Figure 8: Time series of the winter maximum and summer minimum sea-ice extent in the Arctic in comparison: both cover a substantial period, from 1979 to 2025, which shows increased ice loss in summer. However, if we consider only the last 15 years (2011–2025), the picture changes: moderate increases in summer, moderate decreases in winter. Data: University of Bremen/AMSR2

The Antarctic: Sea-ice extent reaches a winter maximum of 18.06 million square kilometres

While the Arctic sea-ice extent reached its summer minimum in the first half of September, the Antarctic sea ice reached its winter maximum at mid-month – more precisely, on 18 September according to our data, when it measured 18.06 million square kilometres, putting it in third place on the list of the lowest extents. The monthly mean sea-ice extent in the Antarctic was 17.84 million square kilometres – clearly above the September mean in 2024, but still more than 500,000 square kilometres below the trend line (Figures 9 & 10).

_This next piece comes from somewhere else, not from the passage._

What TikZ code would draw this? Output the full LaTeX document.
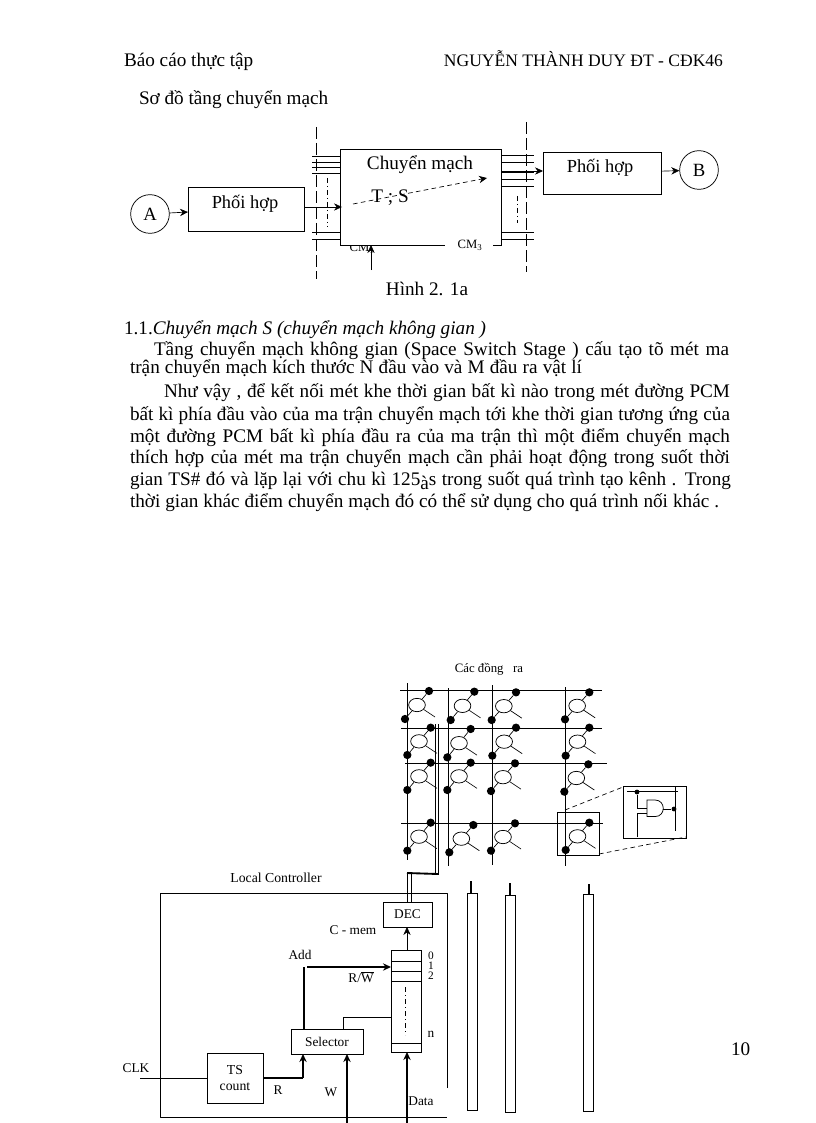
\documentclass[tikz,border=0pt]{standalone}
\usepackage{fontspec}
\setmainfont{Liberation Serif}
\usetikzlibrary{arrows.meta,shapes.geometric,calc}
\newdimen\pxu \pxu=.75pt
\newcommand{\bodyf}{\fontsize{14.4}{16}\selectfont}
\newcommand{\smallf}{\fontsize{10}{11}\selectfont}
\newcommand{\midf}{\fontsize{14}{16}\selectfont}
\tikzset{
  x=.75pt,y=-.75pt,
  >={Stealth[length=6pt,width=5.5pt]},
  conn/.style={line width=.5pt},
  thickconn/.style={line width=1.5pt},
  pbox/.style={draw,line width=.55pt,inner sep=0pt,outer sep=0pt,anchor=north west},
  circ/.style={draw,circle,line width=.55pt,inner sep=0pt,minimum size=29pt},
  lab/.style={inner sep=0pt,outer sep=0pt,font=\smallf},
  digit/.style={inner sep=0pt,outer sep=0pt,font=\fontsize{8.5}{9}\selectfont},
  txt/.style={inner sep=0pt,outer sep=0pt,anchor=base west,font=\bodyf},
  dotn/.style={fill,circle,inner sep=0pt,minimum size=6.2pt},
  sdot/.style={fill,circle,inner sep=0pt,minimum size=3.6pt},
  cellring/.style={draw,ellipse,line width=.55pt,inner sep=0pt,minimum width=12.5pt,minimum height=10pt},
  vdash/.style={line width=.55pt,dash pattern=on 9pt off 3pt},
  ddash/.style={line width=.5pt,dash pattern=on 3.5pt off 2.5pt},
  ddot/.style={line width=.45pt,dash pattern=on 4pt off 2pt on 1pt off 2pt},
}
\newcommand{\pxbox}[6]{\node[pbox,minimum width=\dimexpr#4\pxu-#2\pxu\relax,minimum height=\dimexpr#5\pxu-#3\pxu\relax] (#1) at (#2,#3) {#6};}
\newcommand{\jline}[5]{\node[txt] (#1) at (#2,#4) {\makebox[\dimexpr#3\pxu-#2\pxu\relax][s]{#5}};}
\newcommand{\cellsw}[5]{%
  \node[dotn] (#1t) at ({390+#2/3},{655+#3/3}) {};
  \node[dotn] (#1b) at ({390+#4/3},{655+#5/3}) {};
  \node[cellring] (#1e) at ($(#1t)!.5!(#1b)$) {};
  \coordinate (#1x) at ($(#1e)+(18,12)$);
  \draw[conn] (#1t) -- (#1e);
  \draw[conn] (#1b) -- (#1e);
  \draw[conn] (#1e) -- (#1x);
}
\begin{document}
\begin{tikzpicture}
\useasboundingbox (0,0) rectangle (816,1123);
\fill[white] (0,0) rectangle (816,1123);

% page text
\node[txt] (hl) at (124,67) {Báo cáo thực tập};
\node[txt,anchor=base east,font=\fontsize{13.15}{15}\selectfont] (hr) at (723,67) {NGUYỄN THÀNH DUY ĐT - CĐK46};
\node[txt] (ttl) at (139,105) {Sơ đồ tầng chuyển mạch};
\node[txt,font=\bodyf] (pg) at (731,1055) {10};

% top diagram
\node[circ] (A) at (150,214) {\midf A};
\node[circ] (B) at (699,170) {\midf B};
\pxbox{p1}{188}{187}{304}{231}{}
\pxbox{p2}{543}{152}{661}{194}{}
\pxbox{sw}{340}{149}{501}{245}{}
\node[font=\fontsize{13.8}{15}\selectfont,inner sep=0] (p1t) at (245,204) {Phối hợp};
\node[font=\fontsize{13.8}{15}\selectfont,inner sep=0] (p2t) at (600,168) {Phối hợp};
\node[font=\bodyf,inner sep=0] (swt) at (420,165) {Chuyển mạch};
% white mask for broken bottom edge and labels
\fill[white] (445,243) rectangle (493,247);
\draw[conn] (493,245) -- (501,245);
\node[lab,font=\fontsize{9.5}{10}\selectfont] (cm3) at (470,245) {CM\textsubscript{3}};
\draw[conn,->] (A) -- (p1);
\coordinate (p1r) at (304,207);
\coordinate (swl) at (342,207);
\draw[conn,->] (p1r) -- (swl);
\coordinate (swr) at (501,171);
\coordinate (p2l) at (543,171);
\draw[conn,->] (swr) -- (p2l);
\draw[conn,->] (p2) -- (B);
\coordinate (dv1a) at (316,127); \coordinate (dv1b) at (316,279);
\coordinate (dv2a) at (526,122); \coordinate (dv2b) at (526,272);
\draw[vdash] (dv1a) -- (dv1b);
\draw[vdash] (dv2a) -- (dv2b);
\foreach \y in {156,162,167,173,232,239}{\draw[conn] (312,\y) -- (340,\y);}
\foreach \y in {155,162,172,179,186,232,239}{\draw[conn] (501,\y) -- (534,\y);}
\draw[ddot] (327,178) -- (327,227);
\draw[ddot] (517,196) -- (517,223);
\node[font=\bodyf,inner sep=0,fill=none] (ts) at (390,198) {T ; S};
\coordinate (dsa) at (353,204); \coordinate (dsb) at (487,178);
\draw[ddash,-{Stealth[length=6pt,width=5.5pt]}] (dsa) -- (dsb);
\node[lab,font=\fontsize{9.5}{10}\selectfont] (cmt) at (362,248) {CM\textsubscript{1}};
\fill[white] (350,246) rectangle (375,239.8);
\draw[line width=.55pt] (340,245) -- (445,245);
\coordinate (ctl) at (371,270);
\coordinate (ctlt) at (371,245);
\draw[conn,->] (ctl) -- (ctlt);
\node[txt,anchor=center,font=\bodyf] (cap) at (427,289) {Hình 2. 1a};

% paragraph
\node[txt] (h11) at (124,334) {1.1.\textit{Chuyển mạch S (chuyển mạch không gian )}};
\jline{l1}{154}{729}{355.5}{Tầng chuyển mạch không gian  (Space Switch Stage ) cấu tạo tõ mét ma}
\jline{l2}{130}{582}{373.5}{trận chuyển mạch kích thước N đầu vào và M đầu ra vật lí}
\jline{l3}{164}{730}{397.5}{Như vậy , để kết nối mét khe thời gian bất kì nào trong mét đường PCM}
\jline{l4}{130}{730}{420.5}{bất kì phía đầu vào của ma trận chuyển mạch tới khe thời gian tương ứng của}
\jline{l5}{130}{730}{442.5}{một đường PCM bất kì phía đầu ra của ma trận thì một điểm chuyển mạch}
\jline{l6}{130}{730}{463.5}{thích hợp của mét ma trận chuyển mạch cần phải hoạt động trong suốt thời}
\jline{l7}{130}{731}{485.5}{gian TS\# đó và lặp lại với chu kì 125\raisebox{-3pt}{à}s trong suốt quá trình tạo kênh . Trong}
\jline{l8}{130}{719}{507.5}{thời gian khác điểm chuyển mạch đó có thể sử dụng cho quá trình nối khác .}

% matrix
\node[lab,font=\fontsize{9.6}{11}\selectfont] (cd) at (489,669) {Các đồng \ \ ra};
\foreach \n/\a/\b/\c in {h1/400/602/690,h2/401/602/728,h3/405/607/763,h4/401/603/823}{
  \coordinate (\n a) at (\a,\c); \coordinate (\n b) at (\b,\c);
  \draw[line width=.6pt] (\n a) -- (\n b);
}
\foreach \n/\x/\a/\b in {v1/407/683/860,v2/448/688/866,v3/492/685/865,v4/565/687/866}{
  \coordinate (\n a) at (\x,\a); \coordinate (\n b) at (\x,\b);
  \draw[line width=.6pt] (\n a) -- (\n b);
}
\cellsw{c11}{117}{108}{45}{192}
\cellsw{c12}{253}{110}{182}{195}
\cellsw{c13}{378}{112}{305}{195}
\cellsw{c14}{598}{112}{525}{193}
\cellsw{c21}{122}{218}{52}{300}
\cellsw{c22}{242}{222}{172}{307}
\cellsw{c23}{378}{218}{307}{302}
\cellsw{c24}{598}{218}{527}{302}
\cellsw{c31}{122}{323}{52}{405}
\cellsw{c32}{242}{323}{172}{405}
\cellsw{c33}{375}{325}{303}{408}
\cellsw{c34}{595}{328}{523}{410}
\cellsw{c41}{122}{503}{52}{587}
\cellsw{c42}{250}{510}{178}{592}
\cellsw{c43}{375}{505}{303}{587}
\cellsw{c44}{598}{503}{527}{585}

% inset
\pxbox{sel}{557}{812}{599}{855}{}
\pxbox{ins}{623}{786}{686}{838}{}
\coordinate (sa) at (565,810); \coordinate (sb) at (599,854);
\coordinate (ia) at (623,787); \coordinate (ib) at (686,837);
\draw[ddash] (sa) -- (ia);
\draw[ddash] (sb) -- (ib);
\coordinate (i1) at (627,791); \coordinate (i2) at (678,791);
\draw[conn] (i1) -- (i2);
\node[sdot] (idot) at (637,792) {};
\coordinate (andi1) at (647,808); \coordinate (andi2) at (647,813.5);
\coordinate (andb) at (637,837);
\draw[conn] (idot) |- (andi1);
\draw[conn] (andb) |- (andi2);
\draw[line width=.55pt] (647,800) -- (655,800) .. controls (666,800) and (666,816.6) .. (655,816.6) -- (647,816.6) -- cycle;
\coordinate (ando) at (663.2,809);
\node[sdot] (odot) at (674,809) {};
\coordinate (o1) at (675,787); \coordinate (o2) at (675,831);
\draw[conn] (ando) -- (odot);
\draw[conn] (o1) -- (o2);

% controller bus
\coordinate (ba) at (435,724); \coordinate (bb) at (435,873);
\coordinate (bc) at (438,724); \coordinate (bd) at (438,875);
\draw[line width=.7pt] (ba) -- (bb);
\draw[line width=.7pt] (bc) -- (bd);
\coordinate (be) at (407,873);
\draw[line width=1.4pt] (bd) ++(0,-1) -- (be);
\coordinate (bf) at (407,874); \coordinate (bg) at (407,902);
\coordinate (bh) at (411,874); \coordinate (bi) at (411,902);
\draw[line width=.55pt] (bf) -- (bg);
\draw[line width=.55pt] (bh) -- (bi);

% local controller
\node[lab,font=\fontsize{10.3}{11}\selectfont] (lc) at (276,878) {Local Controller};
\coordinate (lca) at (447,1088);
\coordinate (lcb) at (447,893);
\coordinate (lcc) at (160,893);
\coordinate (lcd) at (160,1117);
\coordinate (lce) at (447,1117);
\draw[line width=.55pt,line join=round] (lca) -- (lcb) -- (lcc) -- (lcd) -- (lce);
\pxbox{dec}{383}{902}{432}{927}{\smallf DEC}
\node[lab] (cmem) at (353,930) {C - mem};
\pxbox{mem}{391}{950}{421}{1052}{}
\foreach \y in {961,971,981,1043}{\draw[conn] (391,\y) -- (421,\y);}
\node[digit] (n0) at (431,956) {0};
\node[digit] (n1) at (431,966) {1};
\node[digit] (n2) at (431,976) {2};
\node[lab] (nn) at (431,1034) {n};
\draw[ddot] (405,987) -- (405,1035);
\coordinate (memt) at (407,950); \coordinate (dect) at (407,927);
\draw[conn,->] (memt) -- (dect);
\pxbox{seln}{291}{1029}{363}{1054}{\smallf Selector}
\node[lab] (add) at (300,955) {Add};
\coordinate (sels) at (304,1029); \coordinate (selc) at (304,967); \coordinate (mema) at (391,967);
\draw[line width=1.4pt] (sels) -- (selc);
\draw[line width=1.4pt,->] (selc) ++(3,0) -- (mema);
\node[lab] (rw) at (361,977) {R/$\overline{\mbox{W}}$};
\coordinate (s2) at (343,1029); \coordinate (s3) at (343,1017); \coordinate (memb) at (391,1017);
\draw[conn] (s2) -- (s3) -- (memb);
\pxbox{tsc}{207}{1053}{263}{1103}{\parbox{36pt}{\centering\fontsize{10.3}{12}\selectfont TS\\count}}
\node[lab] (clk) at (136,1068) {CLK};
\coordinate (clkw) at (140,1078); \coordinate (tsw) at (207,1078);
\draw[conn] (clkw) -- (tsw);
\coordinate (tse) at (264,1078); \coordinate (rc) at (303,1078); \coordinate (selb) at (303,1054);
\draw[line width=1.7pt] (tse) -- (rc);
\draw[line width=1.1pt,->] (rc) -- (selb);
\node[lab] (rl) at (278,1090) {R};
\node[lab] (wl) at (331,1092) {W};
\node[lab] (dl) at (421,1101) {Data};
\coordinate (wb) at (347,1123); \coordinate (wt) at (347,1054);
\coordinate (db) at (407,1123); \coordinate (dt) at (407,1052);
\draw[line width=1.1pt,->] (wb) -- (wt);
\draw[line width=1.1pt,->] (db) -- (dt);

% column bars
\pxbox{b1}{467}{893}{477}{1110}{}
\pxbox{b2}{505}{895}{515}{1112}{}
\pxbox{b3}{583}{894}{593}{1111}{}
\coordinate (s1) at (471,881); \coordinate (s1e) at (471,893);
\coordinate (s2b) at (510,883); \coordinate (s2e) at (510,895);
\coordinate (s3b) at (589,884); \coordinate (s3e) at (589,894);
\draw[line width=1.8pt] (s1) -- (s1e);
\draw[line width=1.8pt] (s2b) -- (s2e);
\draw[line width=1.8pt] (s3b) -- (s3e);
\end{tikzpicture}
\end{document}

More sea ice than in September 2023 and 2024 could above all be found in the eastern Weddell Sea and adjacent waters to the east, and in the Ross Sea. In contrast, satellites registered less sea ice than the previous year off the coast of East Antarctica, and in the sector of the Bellingshausen and Amundsen Seas (Figure 11).

Figure 9: Development of mean sea-ice extent in the Antarctic for the month of September. The light blue line represents the long-term trend.

Figure 10: Development of Antarctic sea-ice extent (blue line) in comparison. The turquoise band indicates the span of minima and maxima in the period 1981 – 2010. Throughout September, the blue curve was in the bottom third of the turquoise band. In other words, though the sea-ice extent continued to be low, it was closer to the older mean values than in the years 2023 and 2024. The graphic is a screenshot from the Sea Ice Portal’s interactive sea-ice tool, taken on 29 September 2025.

Figure 11: Difference in the mean position of the ice margin in September 2025, compared to the mean value in September 2024. Regions marked in blue had more Antarctic sea ice in September 2025 than in September 2024; those marked in red had less.